- **Requirement**
Extract the lines from the start through the line that holds "45.8, 53.3, 54.1];", both included, omitting all images.

[start]

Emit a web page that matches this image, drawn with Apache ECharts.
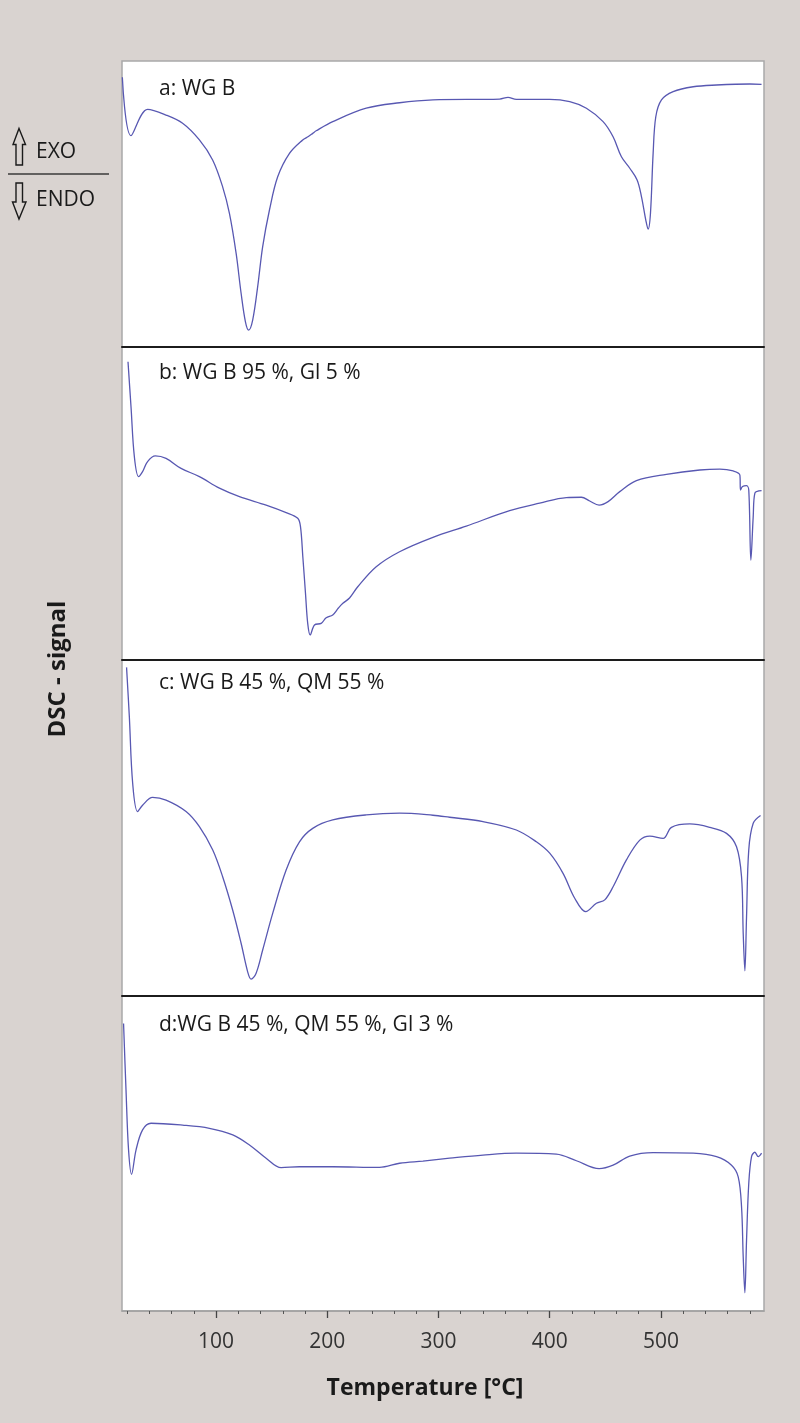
<!DOCTYPE html>
<html>
<head>
<meta charset="utf-8">
<script src="https://cdn.jsdelivr.net/npm/echarts@6/dist/echarts.min.js"></script>
<style>
  html, body { margin: 0; padding: 0; background: #d9d3d0; }
  #chart { width: 800px; height: 1423px; }
</style>
</head>
<body>
<div id="chart"></div>
<script>
// ---------- data (temperature in °C, DSC signal in arbitrary units, 0-100 per panel) ----------
const panelLabels = ['a: WG B', 'b: WG B 95 %, Gl 5 %', 'c: WG B 45 %, QM 55 %', 'd:WG B 45 %, QM 55 %, Gl 3 %'];

const tempA = [15.7, 23.5, 38.4, 55, 69.9, 85, 96.9, 105.9, 112, 118, 122.5, 126.4, 129.3, 132.9, 137.4, 141.9, 148, 155.4, 166, 177.9, 183, 186.9, 190, 204.9, 235, 265, 295, 355, 362.5, 370, 400, 418, 433, 448, 457, 464.5, 472, 478.6, 482.5, 486.4, 488.5, 490.6, 493, 495.4, 500.5, 511, 529, 550, 580, 590.5];
const dscA  = [94.3, 73.9, 83.1, 81.1, 78.2, 72.4, 65.4, 56, 46.7, 32.8, 18.8, 8.8, 5.9, 9.4, 21.1, 35.1, 47.9, 59.5, 67.7, 72.4, 73.6, 74.7, 75.6, 78.8, 83.5, 85.4, 86.4, 86.7, 87.3, 86.6, 86.6, 85.8, 83.5, 78.8, 73.5, 66.5, 62.5, 58.4, 52.6, 44.4, 41.2, 46.7, 67.7, 80.5, 86.4, 89.3, 91, 91.6, 91.96, 91.85];

const tempB = [20.8, 23.5, 26.5, 30.3, 33.9, 38.4, 45.4, 55, 68.5, 85, 103, 121, 145, 163, 173.4, 175.9, 178, 180.4, 182.4, 184.6, 188.5, 194.5, 199, 204.9, 210, 214, 220, 227.4, 244, 265, 295, 325, 364, 391, 415, 428.5, 436, 444.4, 452.5, 463, 478, 505, 535, 553, 565, 571, 571.6, 573.4, 577, 579, 580.9, 583, 584.5, 590.5];
const dscB  = [95.3, 80.9, 65, 58.6, 60.2, 63.4, 65.2, 64.4, 61.2, 58.6, 54.9, 52.2, 49.5, 47.1, 45.3, 42.6, 33, 21.3, 11.7, 8, 11.2, 11.7, 13.5, 14.4, 16.6, 18.1, 19.8, 23.4, 29.8, 34.6, 39.2, 42.8, 47.7, 50.1, 51.9, 52, 50.8, 49.5, 50.6, 53.8, 57.3, 59.3, 60.7, 61, 60.4, 59.1, 54.3, 55.4, 55.7, 54.3, 31.9, 45.8, 53.3, 54.1];

const tempC = [19.5, 22, 25, 29.4, 33.9, 42.9, 55, 73, 85, 96.9, 105.9, 114.9, 122.5, 128.4, 131.5, 136, 141.9, 150.9, 163, 175, 186.9, 204.9, 235, 265, 295, 310, 340, 370, 388, 400, 412, 422.5, 432.4, 442, 449.5, 457, 469, 481, 490, 502, 509.5, 526, 544, 559, 568, 572.5, 574, 575.5, 577, 579, 583, 589.6];
const dscC  = [97.8, 83.1, 63.3, 54.9, 56.8, 59.1, 58.3, 54.9, 50.4, 43.5, 35.5, 25.6, 15.7, 7.2, 5, 6.8, 13.7, 24.6, 37.5, 45.9, 49.9, 52.4, 53.9, 54.4, 53.8, 53.2, 51.9, 49.4, 45.9, 42.5, 36.5, 29.1, 25.1, 27.6, 28.6, 32.5, 40.5, 46.4, 47.6, 46.9, 50.2, 51.2, 50.2, 48.4, 44.4, 35.5, 18.7, 7.5, 23.6, 43.5, 51.4, 53.7];

const tempD = [16.8, 19, 21.3, 24, 28, 33.9, 41.5, 69.9, 94, 115, 130, 145, 158.5, 175, 204.9, 247, 265, 286, 310, 340, 370, 406, 424, 444.4, 457, 472, 493, 529, 550, 563.5, 569.5, 572.5, 574, 575.5, 577, 579, 581.5, 584.5, 587.5, 590.5];
const dscD  = [91.3, 70.2, 51.1, 43.4, 51.1, 57.5, 59.6, 59, 58, 55.9, 52.7, 48.5, 45.5, 45.8, 45.8, 45.6, 46.9, 47.6, 48.5, 49.5, 50.1, 49.8, 47.7, 45.2, 46.3, 49.2, 50.3, 50.1, 49, 46.3, 42.6, 33.1, 17.2, 5.8, 22.5, 40.5, 49, 50.4, 49, 50.1];

const majorTicks = [100, 200, 300, 400, 500];
const minorTicks = [20, 40, 60, 80, 120, 140, 160, 180, 220, 240, 260, 280, 320, 340, 360, 380, 420, 440, 460, 480, 520, 540, 560, 580];
const tempMin = 15.4, tempMax = 592.7;

// ---------- chart ----------
const temps = [tempA, tempB, tempC, tempD];
const dscs = [dscA, dscB, dscC, dscD];
const FONT = '"Open Sans", "Noto Sans", sans-serif';
const LINE = '#5858b2';

const grids = [
  { left: 122, width: 642, top: 61,  height: 286 },
  { left: 122, width: 642, top: 347, height: 313 },
  { left: 122, width: 642, top: 660, height: 336 },
  { left: 122, width: 642, top: 996, height: 315 }
].map(g => Object.assign(g, { show: true, backgroundColor: '#ffffff', borderColor: '#a9a9a9', borderWidth: 1.5 }));

const xAxes = [];
const yAxes = [];
const series = [];
for (let i = 0; i < 4; i++) {
  const last = i === 3;
  xAxes.push({
    type: 'value', gridIndex: i, min: tempMin, max: tempMax, position: 'bottom',
    axisLine: { show: true, onZero: false, lineStyle: { color: last ? '#a0a0a0' : '#1c1c1c', width: last ? 1.5 : 2 } },
    axisTick: last ? { show: true, length: 7, customValues: majorTicks, lineStyle: { color: '#444', width: 1.3 } } : { show: false },
    axisLabel: last ? { show: true, customValues: majorTicks, fontSize: 21, color: '#333', fontFamily: FONT, margin: 21 } : { show: false },
    splitLine: { show: false }
  });
  yAxes.push({
    type: 'value', gridIndex: i, min: 0, max: 100,
    axisLine: { show: false }, axisTick: { show: false }, axisLabel: { show: false }, splitLine: { show: false }
  });
  series.push({
    type: 'line', xAxisIndex: i, yAxisIndex: i,
    data: temps[i].map((t, k) => [t, dscs[i][k]]),
    showSymbol: false, smooth: 0.35,
    lineStyle: { color: LINE, width: 1.3 },
    animation: false, silent: true
  });
}
// minor ticks axis on bottom panel
xAxes.push({
  type: 'value', gridIndex: 3, min: tempMin, max: tempMax, position: 'bottom',
  axisLine: { show: false },
  axisTick: { show: true, length: 3, customValues: minorTicks, lineStyle: { color: '#555', width: 1 } },
  axisLabel: { show: false }, splitLine: { show: false }
});

const labelY = [89, 373, 683, 1025];
const graphic = panelLabels.map((txt, i) => ({
  type: 'text', x: 159, y: labelY[i],
  style: { text: txt, fontSize: 21, fontFamily: FONT, fill: '#1a1a1a', align: 'left', verticalAlign: 'middle' }
}));

graphic.push(
  { type: 'polygon', shape: { points: [[19, 128.5], [25.5, 144.5], [22.5, 144.5], [22.5, 165], [16, 165], [16, 144.5], [13, 144.5]] },
    style: { fill: 'none', stroke: '#1a1a1a', lineWidth: 1.4 } },
  { type: 'text', x: 36, y: 152, style: { text: 'EXO', fontSize: 21, fontFamily: FONT, fill: '#1a1a1a', align: 'left', verticalAlign: 'middle' } },
  { type: 'line', shape: { x1: 8, y1: 174, x2: 109, y2: 174 }, style: { stroke: '#3a3a3a', lineWidth: 1.5 } },
  { type: 'polygon', shape: { points: [[16, 183], [22.5, 183], [22.5, 202], [26, 202], [19, 219], [12.5, 202], [16, 202]] },
    style: { fill: 'none', stroke: '#1a1a1a', lineWidth: 1.4 } },
  { type: 'text', x: 36, y: 200, style: { text: 'ENDO', fontSize: 21, fontFamily: FONT, fill: '#1a1a1a', align: 'left', verticalAlign: 'middle' } },
  { type: 'text', x: 58, y: 669, rotation: Math.PI / 2,
    style: { text: 'DSC - signal', fontSize: 24, fontWeight: 'bold', fontFamily: FONT, fill: '#1a1a1a', align: 'center', verticalAlign: 'middle' } },
  { type: 'text', x: 425, y: 1388,
    style: { text: 'Temperature [°C]', fontSize: 23, fontWeight: 'bold', fontFamily: FONT, fill: '#1a1a1a', align: 'center', verticalAlign: 'middle' } }
);

const chart = echarts.init(document.getElementById('chart'), null, { renderer: 'canvas' });
chart.setOption({
  backgroundColor: '#d9d3d0',
  animation: false,
  grid: grids,
  xAxis: xAxes,
  yAxis: yAxes,
  series: series,
  graphic: graphic
});
</script>
</body>
</html>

[end]

- **Task result**
Emit a web page that matches this image, drawn with Apache ECharts.
<!DOCTYPE html>
<html>
<head>
<meta charset="utf-8">
<script src="https://cdn.jsdelivr.net/npm/echarts@6/dist/echarts.min.js"></script>
<style>
  html, body { margin: 0; padding: 0; background: #d9d3d0; }
  #chart { width: 800px; height: 1423px; }
</style>
</head>
<body>
<div id="chart"></div>
<script>
// ---------- data (temperature in °C, DSC signal in arbitrary units, 0-100 per panel) ----------
const panelLabels = ['a: WG B', 'b: WG B 95 %, Gl 5 %', 'c: WG B 45 %, QM 55 %', 'd:WG B 45 %, QM 55 %, Gl 3 %'];

const tempA = [15.7, 23.5, 38.4, 55, 69.9, 85, 96.9, 105.9, 112, 118, 122.5, 126.4, 129.3, 132.9, 137.4, 141.9, 148, 155.4, 166, 177.9, 183, 186.9, 190, 204.9, 235, 265, 295, 355, 362.5, 370, 400, 418, 433, 448, 457, 464.5, 472, 478.6, 482.5, 486.4, 488.5, 490.6, 493, 495.4, 500.5, 511, 529, 550, 580, 590.5];
const dscA  = [94.3, 73.9, 83.1, 81.1, 78.2, 72.4, 65.4, 56, 46.7, 32.8, 18.8, 8.8, 5.9, 9.4, 21.1, 35.1, 47.9, 59.5, 67.7, 72.4, 73.6, 74.7, 75.6, 78.8, 83.5, 85.4, 86.4, 86.7, 87.3, 86.6, 86.6, 85.8, 83.5, 78.8, 73.5, 66.5, 62.5, 58.4, 52.6, 44.4, 41.2, 46.7, 67.7, 80.5, 86.4, 89.3, 91, 91.6, 91.96, 91.85];

const tempB = [20.8, 23.5, 26.5, 30.3, 33.9, 38.4, 45.4, 55, 68.5, 85, 103, 121, 145, 163, 173.4, 175.9, 178, 180.4, 182.4, 184.6, 188.5, 194.5, 199, 204.9, 210, 214, 220, 227.4, 244, 265, 295, 325, 364, 391, 415, 428.5, 436, 444.4, 452.5, 463, 478, 505, 535, 553, 565, 571, 571.6, 573.4, 577, 579, 580.9, 583, 584.5, 590.5];
const dscB  = [95.3, 80.9, 65, 58.6, 60.2, 63.4, 65.2, 64.4, 61.2, 58.6, 54.9, 52.2, 49.5, 47.1, 45.3, 42.6, 33, 21.3, 11.7, 8, 11.2, 11.7, 13.5, 14.4, 16.6, 18.1, 19.8, 23.4, 29.8, 34.6, 39.2, 42.8, 47.7, 50.1, 51.9, 52, 50.8, 49.5, 50.6, 53.8, 57.3, 59.3, 60.7, 61, 60.4, 59.1, 54.3, 55.4, 55.7, 54.3, 31.9, 45.8, 53.3, 54.1];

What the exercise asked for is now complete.